Gilt yields (and spreads) rose in the immediate aftermath of the election result, but have subsequently tightened. Gilt yields have to weigh a number of factors. A more accommodative monetary outlook should weigh on yields. However, further sterling weakness and the possibility of a sharper rise in inflation could put upward pressure on break-even inflation. That said, the outlook for gilts is likely to be more determined by the outlook for domestic policy. The government’s increased flexibility to manage the finances should underpin confidence in the gilt markets. However, gilts could remain vulnerable to any shift in government policy if it loosens fiscal policy in response to this election.

The market has remained constructive on GBP credit as the risks of two extreme outcomes (hard Brexit or nationalisations) diminished. With no change in UK corporate fundamentals or market conditions, there is little reason for UK credit risk premia to reprice. However, if political paralysis leads to a severe decline in growth, UK credit would likely widen. GBP credit paper opened a bit wider (1-3bp), before trading back to flat..

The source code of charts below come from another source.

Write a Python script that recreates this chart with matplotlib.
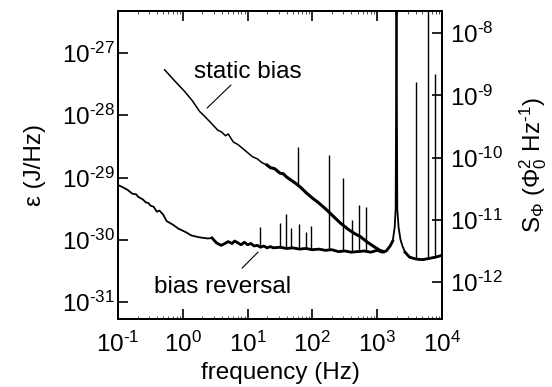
import numpy as np
import matplotlib
matplotlib.use("Agg")
import matplotlib.pyplot as plt
from matplotlib.ticker import LogLocator, NullLocator, FuncFormatter

plt.rcParams['font.family'] = ['Liberation Sans', 'DejaVu Sans']
plt.rcParams['mathtext.fontset'] = 'custom'
plt.rcParams['mathtext.rm'] = 'Liberation Sans'
plt.rcParams['mathtext.it'] = 'Liberation Sans:italic'
plt.rcParams['mathtext.bf'] = 'Liberation Sans:bold'
plt.rcParams['axes.unicode_minus'] = False

FS = 17.5

# curves, as log10(frequency / Hz) and log10(eps / (J/Hz))
static_logf = [-0.28, -0.15, 0.03, 0.15, 0.26, 0.34, 0.45, 0.54, 0.60, 0.66, 0.70,
               0.78, 0.85, 0.92, 1.00, 1.08, 1.15, 1.22, 1.30, 1.35, 1.42, 1.50,
               1.55, 1.60, 1.68, 1.75, 1.82, 1.91, 2.00, 2.10, 2.22, 2.30, 2.43,
               2.55, 2.65, 2.74, 2.85, 2.95, 3.04, 3.10]
static_logeps = [-27.27, -27.42, -27.62, -27.77, -27.94, -28.02, -28.14, -28.24, -28.27,
                 -28.33, -28.30, -28.43, -28.47, -28.53, -28.60, -28.67, -28.70, -28.76,
                 -28.80, -28.84, -28.86, -28.93, -28.94, -28.99, -29.05, -29.10, -29.16,
                 -29.25, -29.33, -29.41, -29.52, -29.60, -29.73, -29.83, -29.90, -29.95,
                 -30.04, -30.11, -30.17, -30.19]

rev_logf = [-1.00, -0.92, -0.85, -0.78, -0.72, -0.69, -0.62, -0.57, -0.53, -0.50,
            -0.45, -0.40, -0.36, -0.30, -0.25, -0.15, -0.07, 0.05, 0.13, 0.25,
            0.39, 0.45, 0.52, 0.59, 0.65, 0.70, 0.76, 0.80, 0.85, 0.90, 0.95,
            1.00, 1.05, 1.10, 1.15, 1.20, 1.25, 1.30, 1.35, 1.40, 1.50, 1.60,
            1.70, 1.80, 1.90, 2.00, 2.10, 2.20, 2.30, 2.40, 2.50, 2.60, 2.70,
            2.80, 2.90, 3.00, 3.08, 3.14, 3.20, 3.24, 3.27, 3.285, 3.298, 3.31,
            3.33, 3.36, 3.39, 3.43, 3.50, 3.60, 3.70, 3.80, 3.90, 4.00]
rev_logeps = [-29.12, -29.16, -29.20, -29.26, -29.27, -29.31, -29.35, -29.40, -29.41,
              -29.45, -29.47, -29.55, -29.53, -29.60, -29.70, -29.76, -29.82, -29.88,
              -29.93, -29.96, -29.98, -29.97, -30.05, -30.09, -30.06, -30.03, -30.06,
              -30.02, -30.05, -30.08, -30.04, -30.08, -30.06, -30.10, -30.09, -30.12,
              -30.10, -30.13, -30.11, -30.13, -30.12, -30.14, -30.13, -30.15, -30.14,
              -30.16, -30.15, -30.17, -30.16, -30.19, -30.18, -30.20, -30.19, -30.18,
              -30.20, -30.17, -30.20, -30.18, -30.10, -30.02, -29.80, -29.50, -26.20,
              -29.50, -29.80, -30.00, -30.10, -30.20, -30.28, -30.31, -30.32, -30.30,
              -30.28, -30.25]

# narrow pickup lines: log10 f and log10 of the line top
rev_spike_logf = [1.191, 1.50, 1.588, 1.677, 1.793, 1.894, 1.974, 2.256, 2.468,
                  2.611, 2.724, 2.82, 3.594, 3.779, 3.892]
rev_spike_top = [-29.79, -29.73, -29.58, -29.81, -29.75, -29.88, -29.78, -28.64,
                 -29.01, -29.69, -29.44, -29.48, -27.46, -26.20, -27.34]
static_spike_logf = [1.782]
static_spike_top = [-28.51]


def pow10(v, pos):
    e = int(round(np.log10(v)))
    if e < 0:
        return r'$10^{\text{-}%d}$' % (-e)
    return r'$10^{%d}$' % e


fig = plt.figure(figsize=(5.52, 3.87), dpi=100)
ax = fig.add_axes([0.2138, 0.1757, 0.5869, 0.7959])

sf = np.array(static_logf)
se = np.array(static_logeps)
rf = np.array(rev_logf)
re_ = np.array(rev_logeps)

ax.plot(10**sf, 10**se, color='black', lw=1.1)
ax.plot(10**rf, 10**re_, color='black', lw=1.3)
# the noisy parts of both traces look thicker
m = sf >= 1.3
ax.plot(10**sf[m], 10**se[m], color='black', lw=2.2)
m = (rf >= 0.4) & (rf <= 3.24)
ax.plot(10**rf[m], 10**re_[m], color='black', lw=2.0)
m = rf >= 3.43
ax.plot(10**rf[m], 10**re_[m], color='black', lw=2.0)

base = np.interp(rev_spike_logf, rev_logf, rev_logeps)
ax.vlines(10**np.array(rev_spike_logf), 10**base, 10**np.array(rev_spike_top),
          color='black', lw=1.0)
base = np.interp(static_spike_logf, static_logf, static_logeps)
ax.vlines(10**np.array(static_spike_logf), 10**base, 10**np.array(static_spike_top),
          color='black', lw=1.0)

ax.set_xscale('log')
ax.set_yscale('log')
ax.set_xlim(1e-1, 1e4)
ax.set_ylim(10**-31.273, 10**-26.325)
ax.xaxis.set_major_locator(LogLocator(base=10, numticks=10))
ax.xaxis.set_minor_locator(LogLocator(base=10, subs=np.arange(2, 10), numticks=10))
ax.yaxis.set_major_locator(LogLocator(base=10, numticks=10))
ax.yaxis.set_minor_locator(NullLocator())
ax.xaxis.set_major_formatter(FuncFormatter(pow10))
ax.yaxis.set_major_formatter(FuncFormatter(pow10))

ax.tick_params(axis='both', which='major', direction='in', length=7, width=1.2,
               labelsize=FS)
ax.tick_params(axis='x', which='major', pad=9.5)
ax.tick_params(axis='y', which='major', pad=2)
ax.tick_params(axis='x', which='both', top=True, bottom=True)
ax.tick_params(axis='x', which='minor', direction='in', length=2, width=0.5)
ax.tick_params(axis='y', which='both', left=True, right=False)
for s in ax.spines.values():
    s.set_linewidth(1.4)

ax.set_xlabel('frequency (Hz)', fontsize=FS, labelpad=3)
ax.set_ylabel('ε (J/Hz)', fontsize=FS, labelpad=12)

ax2 = ax.twinx()
ax2.set_yscale('log')
ax2.set_ylim(10**-12.593, 10**-7.645)
ax2.yaxis.set_major_locator(LogLocator(base=10, numticks=10))
ax2.yaxis.set_minor_locator(NullLocator())
ax2.yaxis.set_major_formatter(FuncFormatter(pow10))
ax2.tick_params(axis='y', which='major', direction='in', length=7, width=1.2,
                labelsize=FS, pad=6)
ax2.set_ylabel(r'S$_\Phi$ ($\Phi_0^2$ Hz$^{\text{-}1}$)', fontsize=FS, labelpad=10)
for s in ax2.spines.values():
    s.set_linewidth(1.4)

ax.text(10**0.998, 10**-27.305, 'static bias', fontsize=FS, ha='center', va='center')
ax.annotate('', xy=(10**0.343, 10**-27.916), xytext=(10**0.775, 10**-27.482),
            arrowprops=dict(arrowstyle='-', lw=0.8, color='black'))
ax.text(10**0.62, 10**-30.762, 'bias reversal', fontsize=FS, ha='center', va='center')
ax.annotate('', xy=(10**1.191, 10**-30.167), xytext=(10**0.883, 10**-30.489),
            arrowprops=dict(arrowstyle='-', lw=0.8, color='black'))

fig.savefig('out.png', dpi=100)
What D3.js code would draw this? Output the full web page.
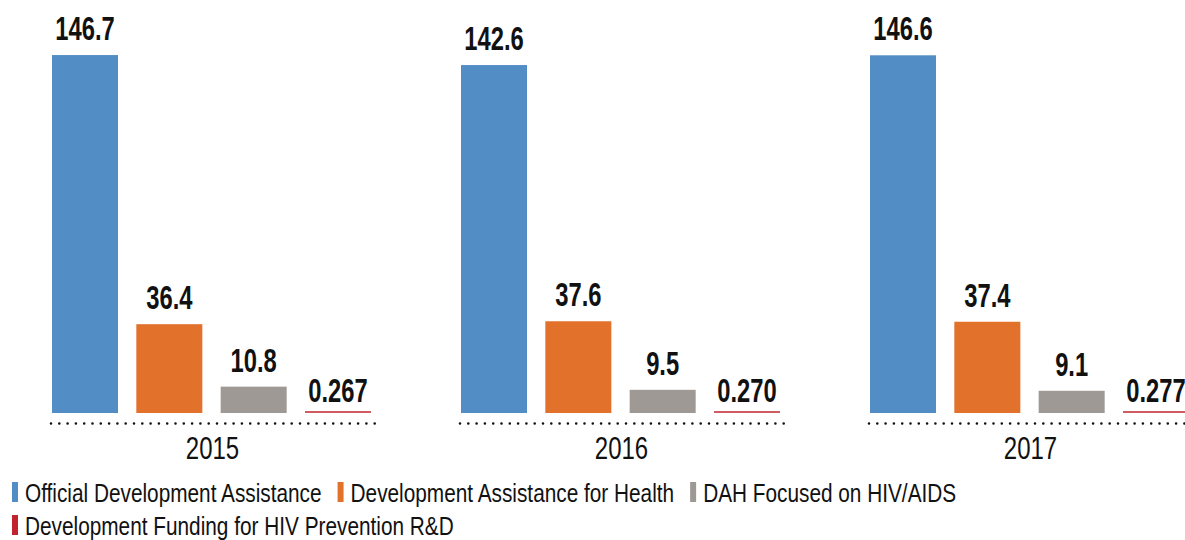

The outlook for equity markets is more mixed. The increased uncertainty and adverse headwind for economic growth could weigh on the equity outlook. That said, further sterling weakness is likely to continue to prove supportive for indices, while this outcome has avoided a Labour government which would have included more business unfriendly policies including an increase in the corporate tax rate. This mixed outlook can be seen in the reaction of sterling indices. The FTSE100 traded up over 1.25% on open, but has since settled down to a 0.5% gain, reflecting a mixture of relief (at avoiding a Labour outcome) and sterling support. However, the more domestically focused FTSE250, which benefits less from sterling’s decline, has fluctuated between a fall of 1% and 0.2% and is currently trading 0.6% lower.